3. On-Chain Metrics and Miner Health: The halving is a direct test for Bitcoin miners, as their primary revenue stream is cut in half overnight. Miners with inefficient operations or high energy costs may be forced to sell their Bitcoin holdings to cover expenses, creating sell-side pressure. Key metrics to watch include the Hash Rate (network security) and miner outflow. A initial dip in hash rate followed by a recovery would indicate industry adaptation. Furthermore, on-chain data showing coins moving from miner wallets to exchanges often signals selling, while movement into long-term storage (illiquid supply) indicates investor confidence.
Potential Risks and Challenges to the Bullish Narrative
No forecast is complete without considering the downside. Several factors could dampen or derail the typical post-halving rally.
Regulatory Crackdowns: While the ETF approval was a major regulatory win, the landscape remains fragmented. Hostile actions from major economies, such as China’s 2021 mining ban, can create significant short-term price shocks. Increased scrutiny on the crypto industry’s compliance with anti-money laundering (AML) and know-your-customer (KYC) laws remains a persistent risk.
Black Swan Events: The crypto market is notoriously vulnerable to unforeseen events, such as the collapse of a major exchange (e.g., FTX) or a critical vulnerability found in the Bitcoin protocol itself. These events can trigger a crisis of confidence and lead to severe market downturns, regardless of the halving’s positive supply dynamics.
Competition and Technological Shifts: The rise of other cryptocurrencies and blockchain platforms offering different features, like smart contracts, could divert investment and attention away from Bitcoin. While Bitcoin’s primary value proposition is as a decentralized store of value, a significant technological breakthrough elsewhere could challenge its dominance.
Economic Recession: A severe global recession could lead to a “liquidity crunch,” where investors sell all risky assets, including Bitcoin, to cover losses or raise cash in traditional markets.
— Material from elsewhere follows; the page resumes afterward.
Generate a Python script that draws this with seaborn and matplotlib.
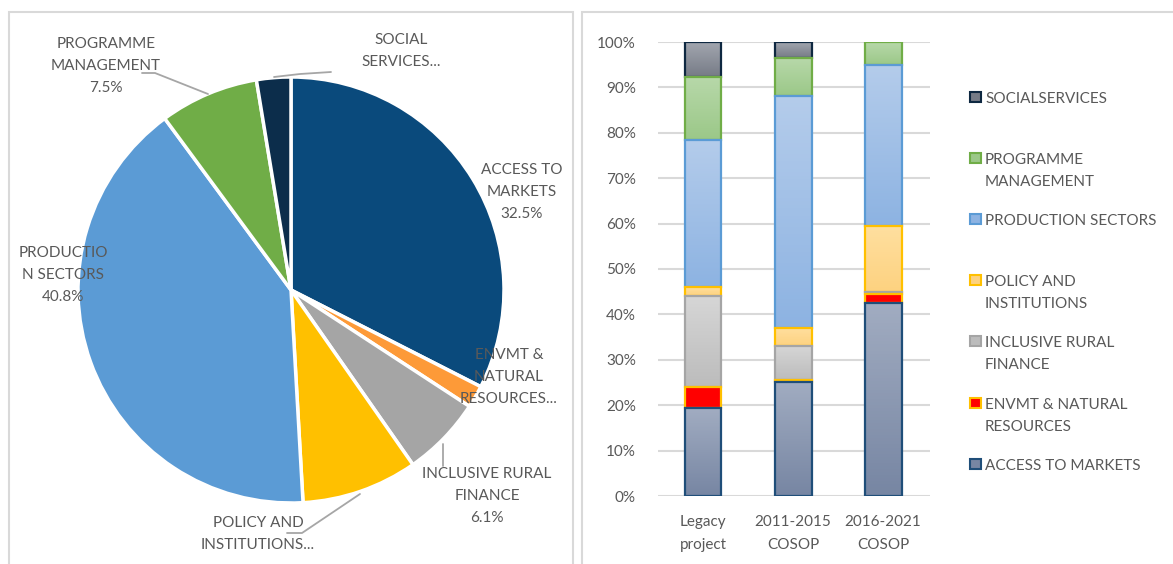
import numpy as np
import pandas as pd
import seaborn as sns
import matplotlib.pyplot as plt
from matplotlib.patches import Rectangle
from matplotlib.colors import LinearSegmentedColormap

# ---- data ----
# pie: overall share by sector (clockwise from 12 o'clock)
pie_sectors = ["ACCESS TO MARKETS", "ENVMT & NATURAL RESOURCES", "INCLUSIVE RURAL FINANCE",
               "POLICY AND INSTITUTIONS", "PRODUCTION SECTORS", "PROGRAMME MANAGEMENT",
               "SOCIAL SERVICES"]
pie_share = [32.5, 1.7, 6.1, 8.8, 40.8, 7.5, 2.6]
pie_labels = ["ACCESS TO\nMARKETS\n32.5%", "ENVMT &\nNATURAL\nRESOURCES...",
              "INCLUSIVE RURAL\nFINANCE\n6.1%", "POLICY AND\nINSTITUTIONS...",
              "PRODUCTIO\nN SECTORS\n40.8%", "PROGRAMME\nMANAGEMENT\n7.5%",
              "SOCIAL\nSERVICES..."]
pie_colors = ["#0a4a7c", "#fd9a38", "#a5a5a5", "#ffc000", "#5b9bd5", "#70ad47", "#0c2d4b"]

# stacked bars: share (%) per period, bottom segment first
periods = ["Legacy\nproject", "2011-2015\nCOSOP", "2016-2021\nCOSOP"]
access = [19.3, 25.2, 42.6]
envmt = [4.8, 0.3, 2.0]
rural_finance = [19.9, 7.6, 0.3]
policy = [2.0, 4.0, 14.5]
production = [32.5, 51.1, 35.6]
prog_mgmt = [13.8, 8.3, 5.0]
social = [7.7, 3.5, 0.0]
stack = [access, envmt, rural_finance, policy, production, prog_mgmt, social]
legend_labels = ["ACCESS TO MARKETS", "ENVMT & NATURAL\nRESOURCES", "INCLUSIVE RURAL\nFINANCE",
                 "POLICY AND\nINSTITUTIONS", "PRODUCTION SECTORS", "PROGRAMME\nMANAGEMENT",
                 "SOCIALSERVICES"]
# (top colour, bottom colour, edge colour) of each gradient segment
bar_styles = [("#a1acc1", "#7786a3", "#1f4e79"),
              ("#ff0000", "#ff0000", "#ffc000"),
              ("#d6d6d6", "#bcbcbc", "#a5a5a5"),
              ("#ffdf9f", "#fdd280", "#ffc000"),
              ("#b4cceb", "#8db3e2", "#5b9bd5"),
              ("#b7d8a9", "#9bc888", "#70ad47"),
              ("#a2a6af", "#767b86", "#0e2841")]

sns.set_theme(style="white")
plt.rcParams['font.family'] = ['Lato', 'DejaVu Sans']
TXT = "#595959"
W, H = 1173, 564
LS = 1.75

fig = plt.figure(figsize=(W / 100, H / 100), dpi=100)

# panel frames
for x0, x1 in [(9, 573), (582, 1190)]:
    fig.patches.append(Rectangle((x0 / W, -0.05), (x1 - x0) / W, 1.05 - 12 / H,
                                 transform=fig.transFigure, fill=False,
                                 edgecolor="#d9d9d9", linewidth=1.5))

# ---- pie ----
axp = fig.add_axes([0, 0, 580 / W, 1])
cx, cy, r = 291, H - 290, 213
axp.pie(pie_share, colors=pie_colors, startangle=90, counterclock=False,
        center=(cx, cy), radius=r,
        wedgeprops=dict(edgecolor="white", linewidth=2.5))
axp.set_xlim(0, 580)
axp.set_ylim(0, H)
axp.set_aspect("equal")
axp.axis("off")

label_pos = [(522, 192), (509, 377), (487, 496), (258, 534), (63, 275), (106, 66), (401, 51)]
for txt, (x, y) in zip(pie_labels, label_pos):
    axp.text(x, H - y, txt, ha="center", va="center", multialignment="center",
             fontsize=11, color=TXT, linespacing=LS)

leaders = [[(142, 73), (155, 73), (208, 94)],
           [(274, 77), (300, 74), (331, 72)],
           [(287, 533), (302, 533), (360, 494)],
           [(443, 444), (443, 466)]]
for pts in leaders:
    xs = [p[0] for p in pts]
    ys = [H - p[1] for p in pts]
    axp.plot(xs, ys, color="#a6a6a6", linewidth=1.3)

# ---- stacked bars ----
axb = fig.add_axes([658 / W, (H - 496) / H, 272 / W, 454 / H])
cum = np.cumsum(np.array(stack), axis=0)
bar_w = 0.41
for k, i in enumerate(reversed(range(len(stack)))):
    z = 2 + k
    top_c, bot_c, edge_c = bar_styles[i]
    sns.barplot(x=periods, y=cum[i], color=top_c, saturation=1, width=bar_w,
                linewidth=0, errorbar=None, ax=axb, zorder=z)
    cmap = LinearSegmentedColormap.from_list("g%d" % i, [bot_c, top_c])
    for j, p in enumerate(axb.patches[-3:]):
        val = stack[i][j]
        if val <= 0:
            continue
        x0, w = p.get_x(), p.get_width()
        y0, y1 = cum[i][j] - val, cum[i][j]
        im = axb.imshow(np.linspace(0, 1, 64).reshape(-1, 1), cmap=cmap, origin="lower",
                        extent=(x0, x0 + w, y0, y1), aspect="auto", zorder=z + 0.1)
        im.set_clip_path(p)
        axb.add_patch(Rectangle((x0, y0), w, val, fill=False, edgecolor=edge_c,
                                linewidth=1.6, zorder=z + 0.2))

axb.set_xlim(-0.5, 2.52)
axb.set_ylim(0, 100)
axb.set_yticks(range(0, 101, 10))
axb.set_yticklabels(["%d%%" % v for v in range(0, 101, 10)])
axb.yaxis.grid(True, color="#d9d9d9", linewidth=1.5)
axb.set_axisbelow(True)
for s in axb.spines.values():
    s.set_visible(False)
axb.tick_params(axis="y", length=0, pad=16, labelsize=11, labelcolor=TXT)
axb.tick_params(axis="x", length=0, pad=14, labelsize=11, labelcolor=TXT)
for lbl in axb.get_xticklabels():
    lbl.set_linespacing(LS)
axb.set_xlabel("")
axb.set_ylabel("")

# legend, drawn entry by entry (marker sits at the first text line)
leg_y = [464, 403, 341, 280, 219, 158, 97]
for i in range(len(stack)):
    top_c, bot_c, edge_c = bar_styles[i]
    y = leg_y[i]
    fig.patches.append(Rectangle((970 / W, (H - y - 5) / H), 11 / W, 10 / H,
                                 transform=fig.transFigure, facecolor=bot_c,
                                 edgecolor=edge_c, linewidth=1.5))
    fig.text(985 / W, (H - y + 5) / H, legend_labels[i], ha="left", va="top",
             fontsize=11, color=TXT, linespacing=LS)

fig.savefig("out.png", dpi=100)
In such a scenario, Bitcoin’s correlation with equities has often increased, temporarily overriding its unique supply-driven narrative.
The Miner’s Dilemma and Network Security
The halving forces a Darwinian evolution within the mining industry. Miners must immediately improve efficiency to survive. This typically involves:
- Upgrading to the latest, most energy-efficient Application-Specific Integrated Circuit (ASIC) miners.
- Relocating to regions with access to cheap, often stranded, energy sources.
- Engaging in sophisticated financial hedging strategies to lock in future revenue.
This shakeout strengthens the network in the long run. The hash rate may dip temporarily as older hardware is turned off, but it historically recovers and reaches new highs as surviving miners become more efficient and profitable at the new reward level. This increased efficiency enhances the network’s overall security, making a 51% attack exponentially more expensive and difficult to execute.
Ultimately, the Bitcoin price forecast after halving is a complex interplay of fixed code and fluid human psychology. The supply shock is a mathematical certainty, but the demand response is not. While history provides an optimistic roadmap, the journey will be shaped by the new forces of institutional capital, global economics, and the ever-present potential for unforeseen events. The market’s ability to navigate these factors will determine the magnitude and timing of the next major price cycle.